------ DATA SEGMENT ------

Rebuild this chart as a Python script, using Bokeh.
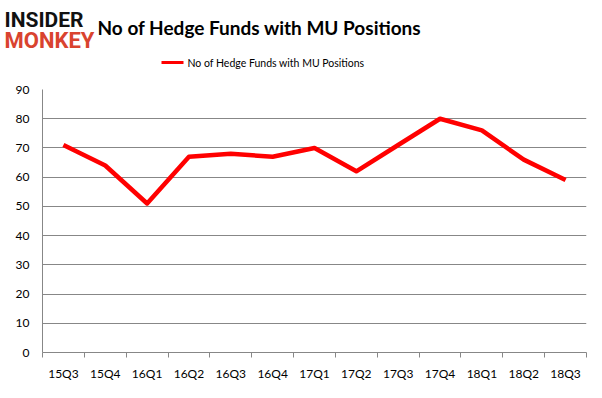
from bokeh.plotting import figure
from bokeh.layouts import column
from bokeh.models import FixedTicker, Range1d
from bokeh.core.properties import value
from bokeh.embed import file_html
from bokeh.resources import INLINE

quarters = ["15Q3", "15Q4", "16Q1", "16Q2", "16Q3", "16Q4", "17Q1",
            "17Q2", "17Q3", "17Q4", "18Q1", "18Q2", "18Q3"]
funds = [71, 64, 51, 67, 68, 67, 70, 62, 71, 80, 76, 66, 59]
y_ticks = [0, 10, 20, 30, 40, 50, 60, 70, 80, 90]
series_name = "No of Hedge Funds with MU Positions"
title_text = "No of Hedge Funds with MU Positions"

W = 602
HEAD = 81

# ---------- header: logo, title, legend ----------
h = figure(width=W, height=HEAD, output_backend="svg", toolbar_location=None,
           x_range=Range1d(0, W), y_range=Range1d(HEAD, 0),
           x_axis_type=None, y_axis_type=None,
           min_border=0, min_border_left=0, min_border_right=0,
           min_border_top=0, min_border_bottom=0)
h.frame_align = False
h.outline_line_color = None
h.xgrid.visible = False
h.ygrid.visible = False
h.border_fill_color = "white"
h.background_fill_color = "white"

h.text(x=[4], y=[19], text=["INSIDER"], text_font=value("Roboto"),
       text_font_style="bold", text_font_size="21px", text_color="#111111",
       text_baseline="middle", text_align="left")
h.text(x=[4], y=[40], text=["MONKEY"], text_font=value("Roboto"),
       text_font_style="bold", text_font_size="22px", text_color="#d9432f",
       text_baseline="middle", text_align="left")
h.text(x=[97], y=[27], text=[title_text], text_font=value("Lato"),
       text_font_style="bold", text_font_size="19px", text_color="#000000",
       text_baseline="middle", text_align="left")
h.line(x=[161, 183], y=[62, 62], line_color="#ff0000", line_width=3)
h.text(x=[187], y=[62], text=[series_name], text_font=value("Lato"),
       text_font_size="10.5px", text_color="#000000",
       text_baseline="middle", text_align="left")

# ---------- main chart ----------
xs = list(range(len(quarters)))

p = figure(width=W, height=398 - HEAD, output_backend="svg", toolbar_location=None,
           x_range=Range1d(-0.5, len(quarters) - 0.5), y_range=Range1d(0, 90),
           min_border_left=42, min_border_right=16, min_border_top=89 - HEAD,
           min_border_bottom=46)
p.frame_align = False
p.outline_line_color = None
p.background_fill_color = "white"
p.border_fill_color = "white"

p.line(xs, funds, line_color="#ff0000", line_width=4.5, line_join="round")

grid_col = "#878787"
p.xgrid.grid_line_color = None
p.ygrid.grid_line_color = grid_col
p.ygrid.ticker = FixedTicker(ticks=y_ticks)

p.yaxis.ticker = FixedTicker(ticks=y_ticks)
p.yaxis.axis_line_color = grid_col
p.yaxis.major_tick_line_color = None
p.yaxis.minor_tick_line_color = None
p.yaxis.major_tick_out = 0
p.yaxis.major_label_standoff = 13
p.yaxis.major_label_text_font = "Lato"
p.yaxis.major_label_text_font_size = "12px"
p.yaxis.major_label_text_color = "#000000"

p.xaxis.ticker = FixedTicker(ticks=xs, minor_ticks=[i - 0.5 for i in range(len(quarters) + 1)])
p.xaxis.major_label_overrides = {i: q for i, q in enumerate(quarters)}
p.xaxis.axis_line_color = grid_col
p.xaxis.major_tick_line_color = None
p.xaxis.major_tick_out = 0
p.xaxis.minor_tick_line_color = grid_col
p.xaxis.minor_tick_out = 5
p.xaxis.minor_tick_in = 0
p.xaxis.major_label_standoff = 8
p.xaxis.major_label_text_font = "Lato"
p.xaxis.major_label_text_font_size = "12px"
p.xaxis.major_label_text_color = "#000000"

layout = column(h, p, spacing=0)
open("out.html", "w").write(file_html(layout, INLINE))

------

EXERCISE OBJECTIVE: Choose all lines containing the string "chart" and copy them out.

RESPONSE BELOW:
Rebuild this chart as a Python script, using Bokeh.
# ---------- main chart ----------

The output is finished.